■ Entries supplied
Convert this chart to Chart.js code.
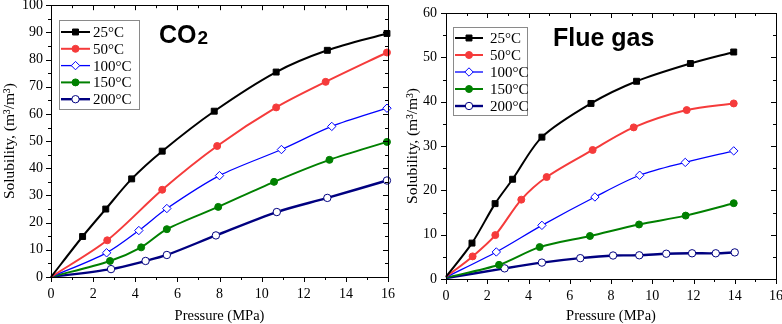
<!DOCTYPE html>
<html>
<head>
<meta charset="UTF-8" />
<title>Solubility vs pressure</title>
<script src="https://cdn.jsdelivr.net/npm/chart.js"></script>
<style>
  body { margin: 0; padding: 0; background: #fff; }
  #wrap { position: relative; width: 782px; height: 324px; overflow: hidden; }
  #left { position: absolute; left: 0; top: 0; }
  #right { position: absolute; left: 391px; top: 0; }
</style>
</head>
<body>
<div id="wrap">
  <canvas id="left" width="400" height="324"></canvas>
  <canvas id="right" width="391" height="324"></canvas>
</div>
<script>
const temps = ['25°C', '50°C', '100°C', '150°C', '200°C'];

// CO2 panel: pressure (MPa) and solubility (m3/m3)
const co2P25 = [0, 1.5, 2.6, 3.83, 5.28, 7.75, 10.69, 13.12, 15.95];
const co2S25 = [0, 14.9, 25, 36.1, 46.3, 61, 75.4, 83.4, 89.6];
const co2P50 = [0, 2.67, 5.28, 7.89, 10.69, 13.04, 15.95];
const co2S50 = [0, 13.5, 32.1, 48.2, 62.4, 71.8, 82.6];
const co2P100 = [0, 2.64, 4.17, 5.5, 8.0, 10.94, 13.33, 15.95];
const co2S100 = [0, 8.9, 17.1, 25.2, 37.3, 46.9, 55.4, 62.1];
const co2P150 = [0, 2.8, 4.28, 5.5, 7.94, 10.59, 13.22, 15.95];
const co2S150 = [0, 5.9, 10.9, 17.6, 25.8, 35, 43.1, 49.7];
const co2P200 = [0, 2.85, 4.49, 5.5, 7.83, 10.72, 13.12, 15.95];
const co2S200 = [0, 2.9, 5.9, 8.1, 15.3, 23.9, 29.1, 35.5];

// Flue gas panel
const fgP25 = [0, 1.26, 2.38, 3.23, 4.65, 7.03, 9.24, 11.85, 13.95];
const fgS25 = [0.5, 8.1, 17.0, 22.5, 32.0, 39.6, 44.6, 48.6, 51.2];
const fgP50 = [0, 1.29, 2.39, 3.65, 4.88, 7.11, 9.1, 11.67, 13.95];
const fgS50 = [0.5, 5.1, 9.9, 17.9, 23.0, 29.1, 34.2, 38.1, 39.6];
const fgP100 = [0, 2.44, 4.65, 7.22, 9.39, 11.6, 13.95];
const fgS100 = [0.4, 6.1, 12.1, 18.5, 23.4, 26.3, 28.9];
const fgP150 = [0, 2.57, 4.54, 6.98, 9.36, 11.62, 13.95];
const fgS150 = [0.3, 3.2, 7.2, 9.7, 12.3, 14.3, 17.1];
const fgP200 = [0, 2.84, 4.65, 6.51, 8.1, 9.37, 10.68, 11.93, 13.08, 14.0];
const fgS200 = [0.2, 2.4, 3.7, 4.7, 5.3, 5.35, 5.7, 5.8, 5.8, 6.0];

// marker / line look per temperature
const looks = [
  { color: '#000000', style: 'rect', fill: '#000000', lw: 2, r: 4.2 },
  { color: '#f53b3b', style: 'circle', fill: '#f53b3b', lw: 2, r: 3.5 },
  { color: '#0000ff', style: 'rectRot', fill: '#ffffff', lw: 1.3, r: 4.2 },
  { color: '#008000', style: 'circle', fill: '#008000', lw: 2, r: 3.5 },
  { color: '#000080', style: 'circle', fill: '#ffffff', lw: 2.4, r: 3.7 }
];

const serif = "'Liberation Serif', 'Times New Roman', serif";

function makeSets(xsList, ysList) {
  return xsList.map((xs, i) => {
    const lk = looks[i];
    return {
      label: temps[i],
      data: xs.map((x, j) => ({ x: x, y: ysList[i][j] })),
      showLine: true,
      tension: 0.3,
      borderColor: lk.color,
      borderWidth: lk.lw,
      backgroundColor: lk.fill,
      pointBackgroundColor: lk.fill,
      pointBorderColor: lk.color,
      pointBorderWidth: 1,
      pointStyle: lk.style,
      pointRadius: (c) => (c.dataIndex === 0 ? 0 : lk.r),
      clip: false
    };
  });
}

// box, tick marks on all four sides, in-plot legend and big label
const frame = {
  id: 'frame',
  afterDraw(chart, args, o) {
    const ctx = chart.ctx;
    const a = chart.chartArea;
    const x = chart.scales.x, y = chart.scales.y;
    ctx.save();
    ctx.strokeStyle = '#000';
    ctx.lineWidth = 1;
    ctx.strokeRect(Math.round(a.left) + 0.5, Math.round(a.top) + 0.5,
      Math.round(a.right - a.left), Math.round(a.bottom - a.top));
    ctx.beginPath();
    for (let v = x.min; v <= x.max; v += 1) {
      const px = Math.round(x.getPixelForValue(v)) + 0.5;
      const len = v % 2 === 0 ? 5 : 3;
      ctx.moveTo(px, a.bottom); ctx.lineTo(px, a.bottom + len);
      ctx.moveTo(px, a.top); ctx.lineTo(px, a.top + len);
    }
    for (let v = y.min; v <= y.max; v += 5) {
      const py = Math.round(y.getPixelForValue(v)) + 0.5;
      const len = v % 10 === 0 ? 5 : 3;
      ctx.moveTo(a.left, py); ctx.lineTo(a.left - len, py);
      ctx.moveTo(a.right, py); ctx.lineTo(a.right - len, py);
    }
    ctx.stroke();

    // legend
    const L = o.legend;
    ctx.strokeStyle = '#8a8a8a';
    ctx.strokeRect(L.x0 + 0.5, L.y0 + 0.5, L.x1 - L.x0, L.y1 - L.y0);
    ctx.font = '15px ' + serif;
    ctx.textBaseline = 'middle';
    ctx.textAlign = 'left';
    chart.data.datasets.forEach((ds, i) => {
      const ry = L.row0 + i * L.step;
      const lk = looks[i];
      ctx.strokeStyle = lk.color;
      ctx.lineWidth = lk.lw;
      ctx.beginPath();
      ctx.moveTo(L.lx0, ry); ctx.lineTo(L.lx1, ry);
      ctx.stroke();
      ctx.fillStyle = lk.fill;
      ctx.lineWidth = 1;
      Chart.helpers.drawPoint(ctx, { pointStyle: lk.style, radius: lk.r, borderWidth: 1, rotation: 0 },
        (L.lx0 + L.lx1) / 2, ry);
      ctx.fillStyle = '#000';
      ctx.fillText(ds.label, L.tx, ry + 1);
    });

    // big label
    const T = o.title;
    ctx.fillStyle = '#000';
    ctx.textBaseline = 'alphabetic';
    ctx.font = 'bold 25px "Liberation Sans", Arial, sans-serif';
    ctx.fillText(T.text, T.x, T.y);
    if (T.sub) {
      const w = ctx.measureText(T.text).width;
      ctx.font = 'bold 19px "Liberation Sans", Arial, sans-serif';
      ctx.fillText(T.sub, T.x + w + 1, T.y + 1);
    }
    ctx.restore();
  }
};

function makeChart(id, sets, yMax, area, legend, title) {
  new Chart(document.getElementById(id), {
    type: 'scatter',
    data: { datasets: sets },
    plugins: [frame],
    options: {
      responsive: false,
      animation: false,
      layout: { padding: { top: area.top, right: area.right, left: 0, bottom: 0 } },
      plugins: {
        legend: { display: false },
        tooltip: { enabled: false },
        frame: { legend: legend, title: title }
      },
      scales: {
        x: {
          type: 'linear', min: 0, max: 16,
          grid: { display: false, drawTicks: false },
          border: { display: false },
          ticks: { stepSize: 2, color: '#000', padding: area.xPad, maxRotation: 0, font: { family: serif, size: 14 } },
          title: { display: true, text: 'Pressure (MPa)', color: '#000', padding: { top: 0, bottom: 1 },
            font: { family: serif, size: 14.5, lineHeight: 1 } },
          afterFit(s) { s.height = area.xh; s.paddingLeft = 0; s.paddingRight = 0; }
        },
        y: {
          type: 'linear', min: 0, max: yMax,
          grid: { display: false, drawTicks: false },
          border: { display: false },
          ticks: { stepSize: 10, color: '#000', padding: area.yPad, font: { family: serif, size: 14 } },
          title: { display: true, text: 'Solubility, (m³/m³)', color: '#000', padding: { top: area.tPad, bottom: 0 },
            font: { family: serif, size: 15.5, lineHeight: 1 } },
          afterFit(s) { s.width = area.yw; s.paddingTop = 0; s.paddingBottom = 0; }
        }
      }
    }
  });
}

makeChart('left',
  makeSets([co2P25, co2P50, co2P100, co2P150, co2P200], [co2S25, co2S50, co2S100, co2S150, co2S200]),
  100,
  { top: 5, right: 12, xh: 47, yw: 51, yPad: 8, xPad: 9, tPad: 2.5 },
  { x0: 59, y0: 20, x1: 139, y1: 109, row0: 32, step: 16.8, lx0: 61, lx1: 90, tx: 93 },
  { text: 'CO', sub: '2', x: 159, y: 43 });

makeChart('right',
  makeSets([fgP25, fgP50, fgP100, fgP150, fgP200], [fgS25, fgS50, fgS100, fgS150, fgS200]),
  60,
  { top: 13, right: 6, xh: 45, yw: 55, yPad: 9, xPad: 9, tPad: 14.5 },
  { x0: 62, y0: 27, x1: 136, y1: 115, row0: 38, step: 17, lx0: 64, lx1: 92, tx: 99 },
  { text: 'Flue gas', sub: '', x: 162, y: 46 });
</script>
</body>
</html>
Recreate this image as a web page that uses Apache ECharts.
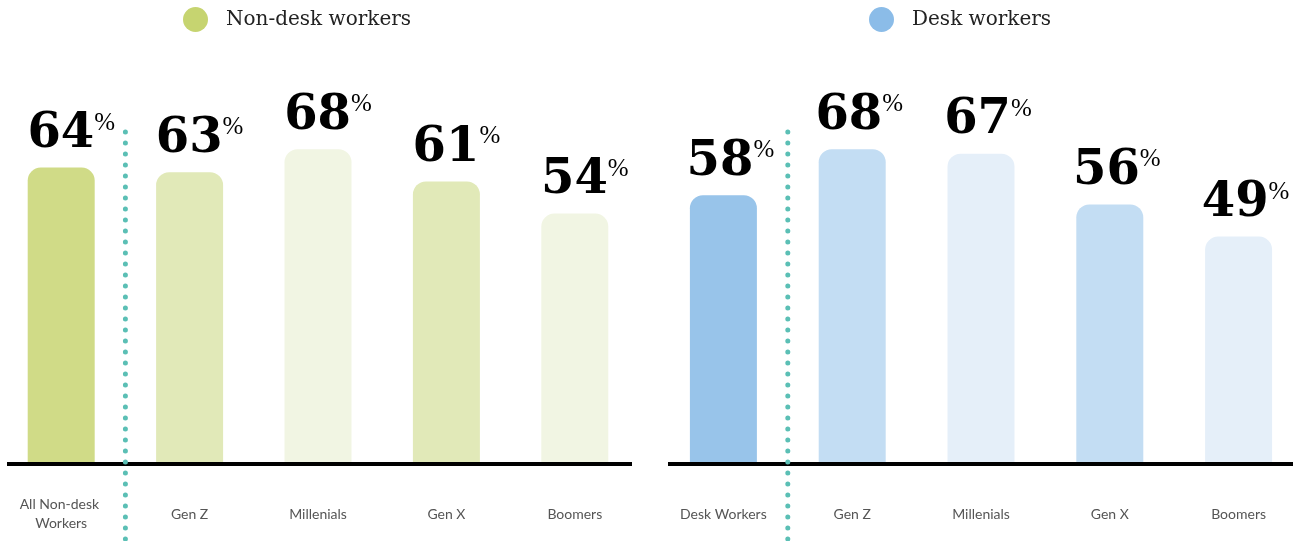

■ Short exercise
Reproduce the records above from their first line to the line bearing "const co2S200 = [0, 2.9, 5.9, 8.1, 15.3, 23.9, 29.1, 35.5];", both ends included, leaving every picture out.

■ Finished task
Convert this chart to Chart.js code.
<!DOCTYPE html>
<html>
<head>
<meta charset="UTF-8" />
<title>Solubility vs pressure</title>
<script src="https://cdn.jsdelivr.net/npm/chart.js"></script>
<style>
  body { margin: 0; padding: 0; background: #fff; }
  #wrap { position: relative; width: 782px; height: 324px; overflow: hidden; }
  #left { position: absolute; left: 0; top: 0; }
  #right { position: absolute; left: 391px; top: 0; }
</style>
</head>
<body>
<div id="wrap">
  <canvas id="left" width="400" height="324"></canvas>
  <canvas id="right" width="391" height="324"></canvas>
</div>
<script>
const temps = ['25°C', '50°C', '100°C', '150°C', '200°C'];

// CO2 panel: pressure (MPa) and solubility (m3/m3)
const co2P25 = [0, 1.5, 2.6, 3.83, 5.28, 7.75, 10.69, 13.12, 15.95];
const co2S25 = [0, 14.9, 25, 36.1, 46.3, 61, 75.4, 83.4, 89.6];
const co2P50 = [0, 2.67, 5.28, 7.89, 10.69, 13.04, 15.95];
const co2S50 = [0, 13.5, 32.1, 48.2, 62.4, 71.8, 82.6];
const co2P100 = [0, 2.64, 4.17, 5.5, 8.0, 10.94, 13.33, 15.95];
const co2S100 = [0, 8.9, 17.1, 25.2, 37.3, 46.9, 55.4, 62.1];
const co2P150 = [0, 2.8, 4.28, 5.5, 7.94, 10.59, 13.22, 15.95];
const co2S150 = [0, 5.9, 10.9, 17.6, 25.8, 35, 43.1, 49.7];
const co2P200 = [0, 2.85, 4.49, 5.5, 7.83, 10.72, 13.12, 15.95];
const co2S200 = [0, 2.9, 5.9, 8.1, 15.3, 23.9, 29.1, 35.5];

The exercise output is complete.